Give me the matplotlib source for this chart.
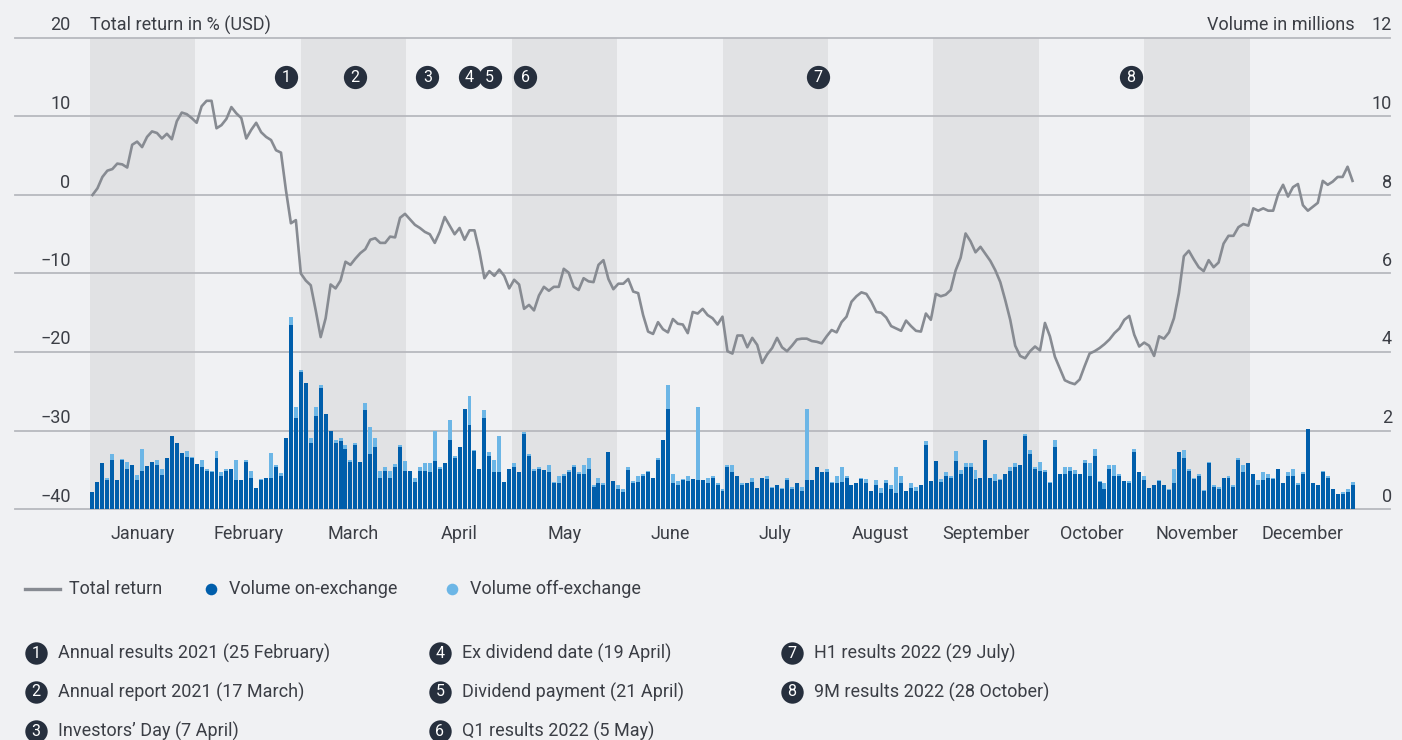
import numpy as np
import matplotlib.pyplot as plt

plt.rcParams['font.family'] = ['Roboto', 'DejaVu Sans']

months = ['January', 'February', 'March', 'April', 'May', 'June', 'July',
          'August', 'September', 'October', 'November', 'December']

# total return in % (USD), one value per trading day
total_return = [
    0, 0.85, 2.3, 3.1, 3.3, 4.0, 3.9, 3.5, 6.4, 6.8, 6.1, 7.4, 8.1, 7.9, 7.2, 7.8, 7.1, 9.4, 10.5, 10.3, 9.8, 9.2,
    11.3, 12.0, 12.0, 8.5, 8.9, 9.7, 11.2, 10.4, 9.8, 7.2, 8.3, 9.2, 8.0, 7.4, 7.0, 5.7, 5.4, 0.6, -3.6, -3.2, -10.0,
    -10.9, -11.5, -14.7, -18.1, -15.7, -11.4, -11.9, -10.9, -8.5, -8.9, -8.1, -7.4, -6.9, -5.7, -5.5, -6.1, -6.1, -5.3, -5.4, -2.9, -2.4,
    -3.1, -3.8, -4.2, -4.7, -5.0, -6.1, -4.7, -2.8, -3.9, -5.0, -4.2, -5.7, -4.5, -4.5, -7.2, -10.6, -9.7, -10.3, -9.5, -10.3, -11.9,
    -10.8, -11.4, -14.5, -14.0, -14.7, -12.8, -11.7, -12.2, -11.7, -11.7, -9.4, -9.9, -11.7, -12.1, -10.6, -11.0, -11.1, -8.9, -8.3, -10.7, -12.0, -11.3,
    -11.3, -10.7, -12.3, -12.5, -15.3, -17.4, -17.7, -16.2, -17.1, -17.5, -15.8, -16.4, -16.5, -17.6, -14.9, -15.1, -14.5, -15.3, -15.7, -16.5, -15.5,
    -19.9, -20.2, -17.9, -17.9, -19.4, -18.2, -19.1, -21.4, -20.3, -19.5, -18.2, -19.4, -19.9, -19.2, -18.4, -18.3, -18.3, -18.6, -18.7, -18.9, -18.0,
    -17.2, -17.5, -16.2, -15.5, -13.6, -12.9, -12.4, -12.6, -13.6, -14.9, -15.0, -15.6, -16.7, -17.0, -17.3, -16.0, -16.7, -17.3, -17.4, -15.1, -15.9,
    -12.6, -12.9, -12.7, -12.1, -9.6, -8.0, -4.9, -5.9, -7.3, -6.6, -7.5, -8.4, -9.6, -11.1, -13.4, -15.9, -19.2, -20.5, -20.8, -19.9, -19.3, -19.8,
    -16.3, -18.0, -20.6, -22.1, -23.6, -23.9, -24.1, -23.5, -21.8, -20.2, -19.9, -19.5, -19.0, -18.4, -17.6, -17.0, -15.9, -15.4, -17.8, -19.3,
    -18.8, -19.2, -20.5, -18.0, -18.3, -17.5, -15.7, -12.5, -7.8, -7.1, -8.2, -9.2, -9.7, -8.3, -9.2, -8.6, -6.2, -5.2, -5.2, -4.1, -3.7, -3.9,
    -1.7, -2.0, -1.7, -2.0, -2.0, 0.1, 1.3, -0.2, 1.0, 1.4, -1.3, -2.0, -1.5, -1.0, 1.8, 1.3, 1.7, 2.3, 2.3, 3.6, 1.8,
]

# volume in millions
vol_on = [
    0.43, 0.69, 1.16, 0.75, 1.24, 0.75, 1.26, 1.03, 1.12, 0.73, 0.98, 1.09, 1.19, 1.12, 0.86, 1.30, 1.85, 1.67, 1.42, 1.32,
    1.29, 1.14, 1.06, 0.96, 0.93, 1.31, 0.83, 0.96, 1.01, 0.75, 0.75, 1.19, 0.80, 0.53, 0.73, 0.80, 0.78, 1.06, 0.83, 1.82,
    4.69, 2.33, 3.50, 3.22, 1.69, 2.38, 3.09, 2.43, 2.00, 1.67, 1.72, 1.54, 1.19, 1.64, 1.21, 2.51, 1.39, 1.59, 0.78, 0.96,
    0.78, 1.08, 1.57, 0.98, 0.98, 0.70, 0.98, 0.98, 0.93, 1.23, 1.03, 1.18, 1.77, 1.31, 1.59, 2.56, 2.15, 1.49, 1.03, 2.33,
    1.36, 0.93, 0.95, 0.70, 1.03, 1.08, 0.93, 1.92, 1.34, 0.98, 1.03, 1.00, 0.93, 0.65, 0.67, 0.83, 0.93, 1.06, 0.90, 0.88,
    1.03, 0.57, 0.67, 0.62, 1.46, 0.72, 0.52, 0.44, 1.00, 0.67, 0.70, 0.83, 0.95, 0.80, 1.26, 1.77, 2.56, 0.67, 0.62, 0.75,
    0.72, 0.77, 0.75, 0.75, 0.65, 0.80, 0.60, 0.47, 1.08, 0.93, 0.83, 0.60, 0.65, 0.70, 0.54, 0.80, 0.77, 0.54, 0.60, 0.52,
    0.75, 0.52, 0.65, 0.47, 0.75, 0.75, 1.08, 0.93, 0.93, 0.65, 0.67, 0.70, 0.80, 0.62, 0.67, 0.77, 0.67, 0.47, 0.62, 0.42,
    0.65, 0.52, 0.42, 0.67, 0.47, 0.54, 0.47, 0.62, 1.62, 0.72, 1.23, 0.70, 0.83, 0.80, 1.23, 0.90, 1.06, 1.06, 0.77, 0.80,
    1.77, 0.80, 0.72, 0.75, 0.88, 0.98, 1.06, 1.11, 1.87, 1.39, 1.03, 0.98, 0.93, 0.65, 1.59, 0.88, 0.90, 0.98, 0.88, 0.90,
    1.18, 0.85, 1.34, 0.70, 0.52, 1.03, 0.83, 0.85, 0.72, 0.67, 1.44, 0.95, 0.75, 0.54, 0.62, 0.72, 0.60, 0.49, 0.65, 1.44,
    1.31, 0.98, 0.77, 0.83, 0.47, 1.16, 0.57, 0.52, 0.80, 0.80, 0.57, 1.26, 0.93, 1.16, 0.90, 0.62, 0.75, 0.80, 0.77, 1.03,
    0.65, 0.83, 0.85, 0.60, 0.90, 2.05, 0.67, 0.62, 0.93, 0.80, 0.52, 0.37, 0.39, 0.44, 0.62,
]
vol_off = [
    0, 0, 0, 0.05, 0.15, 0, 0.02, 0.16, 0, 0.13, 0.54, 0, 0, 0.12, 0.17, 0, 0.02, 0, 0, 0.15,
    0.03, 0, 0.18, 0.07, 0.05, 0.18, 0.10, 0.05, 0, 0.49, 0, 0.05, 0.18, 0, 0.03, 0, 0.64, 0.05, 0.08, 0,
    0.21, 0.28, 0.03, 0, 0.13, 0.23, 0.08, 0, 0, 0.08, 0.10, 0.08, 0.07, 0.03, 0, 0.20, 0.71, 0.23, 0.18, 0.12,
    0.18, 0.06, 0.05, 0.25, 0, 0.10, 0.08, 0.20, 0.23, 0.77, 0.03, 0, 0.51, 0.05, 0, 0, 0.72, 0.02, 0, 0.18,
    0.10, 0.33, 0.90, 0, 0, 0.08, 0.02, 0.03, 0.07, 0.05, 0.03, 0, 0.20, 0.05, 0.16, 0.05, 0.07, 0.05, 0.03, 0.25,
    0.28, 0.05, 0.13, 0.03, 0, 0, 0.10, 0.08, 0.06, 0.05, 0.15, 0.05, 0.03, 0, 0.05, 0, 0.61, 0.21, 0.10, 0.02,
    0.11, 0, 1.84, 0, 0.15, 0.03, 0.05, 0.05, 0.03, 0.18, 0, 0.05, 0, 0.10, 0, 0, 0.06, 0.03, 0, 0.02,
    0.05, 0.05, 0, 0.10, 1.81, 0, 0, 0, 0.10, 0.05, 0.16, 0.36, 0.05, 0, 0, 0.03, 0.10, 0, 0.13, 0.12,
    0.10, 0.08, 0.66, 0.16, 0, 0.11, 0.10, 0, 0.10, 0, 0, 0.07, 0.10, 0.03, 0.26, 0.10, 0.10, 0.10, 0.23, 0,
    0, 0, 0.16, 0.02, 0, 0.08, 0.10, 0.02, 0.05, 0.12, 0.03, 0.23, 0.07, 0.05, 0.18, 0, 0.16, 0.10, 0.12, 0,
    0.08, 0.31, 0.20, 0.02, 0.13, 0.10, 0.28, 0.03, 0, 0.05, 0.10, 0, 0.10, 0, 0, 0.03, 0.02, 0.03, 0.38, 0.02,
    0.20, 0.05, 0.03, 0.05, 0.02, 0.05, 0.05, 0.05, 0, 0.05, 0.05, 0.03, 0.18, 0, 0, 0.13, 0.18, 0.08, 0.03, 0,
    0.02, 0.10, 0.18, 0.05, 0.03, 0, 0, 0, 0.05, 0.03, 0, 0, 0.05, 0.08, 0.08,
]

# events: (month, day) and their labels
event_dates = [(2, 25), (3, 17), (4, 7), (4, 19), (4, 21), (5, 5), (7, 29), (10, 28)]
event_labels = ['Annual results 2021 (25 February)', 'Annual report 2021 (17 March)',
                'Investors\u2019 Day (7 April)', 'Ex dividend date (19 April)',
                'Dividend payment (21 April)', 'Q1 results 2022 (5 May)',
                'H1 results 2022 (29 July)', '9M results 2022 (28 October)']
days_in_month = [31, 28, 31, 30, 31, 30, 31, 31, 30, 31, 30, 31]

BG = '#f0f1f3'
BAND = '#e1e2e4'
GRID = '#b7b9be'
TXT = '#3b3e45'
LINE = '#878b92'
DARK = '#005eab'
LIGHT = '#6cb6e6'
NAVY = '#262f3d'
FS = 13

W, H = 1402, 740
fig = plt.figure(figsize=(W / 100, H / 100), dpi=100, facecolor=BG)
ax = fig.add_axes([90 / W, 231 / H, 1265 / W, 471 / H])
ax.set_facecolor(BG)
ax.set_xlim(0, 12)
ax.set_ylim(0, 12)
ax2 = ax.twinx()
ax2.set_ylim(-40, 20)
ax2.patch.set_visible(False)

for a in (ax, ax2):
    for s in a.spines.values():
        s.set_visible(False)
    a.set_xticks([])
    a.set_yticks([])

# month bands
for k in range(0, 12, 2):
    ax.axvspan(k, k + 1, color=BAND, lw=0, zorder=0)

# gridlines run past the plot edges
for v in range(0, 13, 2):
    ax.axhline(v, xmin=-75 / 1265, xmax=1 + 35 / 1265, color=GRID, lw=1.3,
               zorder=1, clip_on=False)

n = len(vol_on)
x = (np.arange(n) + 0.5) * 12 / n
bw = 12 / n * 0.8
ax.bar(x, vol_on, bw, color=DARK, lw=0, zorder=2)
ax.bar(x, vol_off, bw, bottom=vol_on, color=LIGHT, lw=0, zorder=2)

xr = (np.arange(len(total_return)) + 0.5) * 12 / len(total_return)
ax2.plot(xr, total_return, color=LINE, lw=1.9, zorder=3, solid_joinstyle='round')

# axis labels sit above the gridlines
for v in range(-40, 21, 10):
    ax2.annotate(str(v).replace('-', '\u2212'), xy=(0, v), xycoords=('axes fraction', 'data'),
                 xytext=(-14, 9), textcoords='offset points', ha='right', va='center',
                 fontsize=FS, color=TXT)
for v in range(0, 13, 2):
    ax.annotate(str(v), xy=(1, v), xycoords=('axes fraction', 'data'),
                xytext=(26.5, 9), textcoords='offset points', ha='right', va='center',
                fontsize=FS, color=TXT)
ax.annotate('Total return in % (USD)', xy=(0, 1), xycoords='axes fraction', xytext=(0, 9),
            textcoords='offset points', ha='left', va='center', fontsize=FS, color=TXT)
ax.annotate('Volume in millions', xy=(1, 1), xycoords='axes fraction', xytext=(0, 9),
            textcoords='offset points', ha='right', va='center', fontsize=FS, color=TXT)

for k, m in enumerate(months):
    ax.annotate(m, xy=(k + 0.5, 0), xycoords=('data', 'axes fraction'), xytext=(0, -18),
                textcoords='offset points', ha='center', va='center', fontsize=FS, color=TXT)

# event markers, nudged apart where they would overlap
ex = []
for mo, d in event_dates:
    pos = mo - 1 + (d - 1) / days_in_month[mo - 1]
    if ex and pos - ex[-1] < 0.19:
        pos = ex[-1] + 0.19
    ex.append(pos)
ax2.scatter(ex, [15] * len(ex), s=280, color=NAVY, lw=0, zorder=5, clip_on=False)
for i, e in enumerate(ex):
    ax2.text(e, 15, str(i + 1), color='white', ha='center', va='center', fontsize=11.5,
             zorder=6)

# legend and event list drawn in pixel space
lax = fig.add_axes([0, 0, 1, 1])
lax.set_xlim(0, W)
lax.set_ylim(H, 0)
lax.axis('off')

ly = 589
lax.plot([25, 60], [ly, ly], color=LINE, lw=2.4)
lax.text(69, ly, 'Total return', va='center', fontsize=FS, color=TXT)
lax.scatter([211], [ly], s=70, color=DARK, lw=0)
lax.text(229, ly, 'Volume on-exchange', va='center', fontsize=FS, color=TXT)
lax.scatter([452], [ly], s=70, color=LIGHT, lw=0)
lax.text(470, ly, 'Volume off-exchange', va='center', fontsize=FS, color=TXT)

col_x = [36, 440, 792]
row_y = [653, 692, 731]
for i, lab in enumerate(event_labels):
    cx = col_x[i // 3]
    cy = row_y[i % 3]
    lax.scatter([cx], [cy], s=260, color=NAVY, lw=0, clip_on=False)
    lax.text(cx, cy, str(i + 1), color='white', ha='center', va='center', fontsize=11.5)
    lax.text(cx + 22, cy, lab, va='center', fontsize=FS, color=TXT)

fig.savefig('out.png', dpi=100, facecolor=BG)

^^^^^^^^^^^^^^^^

**Stated problem:** Everything from the first line to the line with "plt.rcParams['font.family'] = ['Roboto', 'DejaVu" must be repeated exactly, and nothing else. Leave the pictures out.

**Exercise result:**
Give me the matplotlib source for this chart.
import numpy as np
import matplotlib.pyplot as plt

plt.rcParams['font.family'] = ['Roboto', 'DejaVu Sans']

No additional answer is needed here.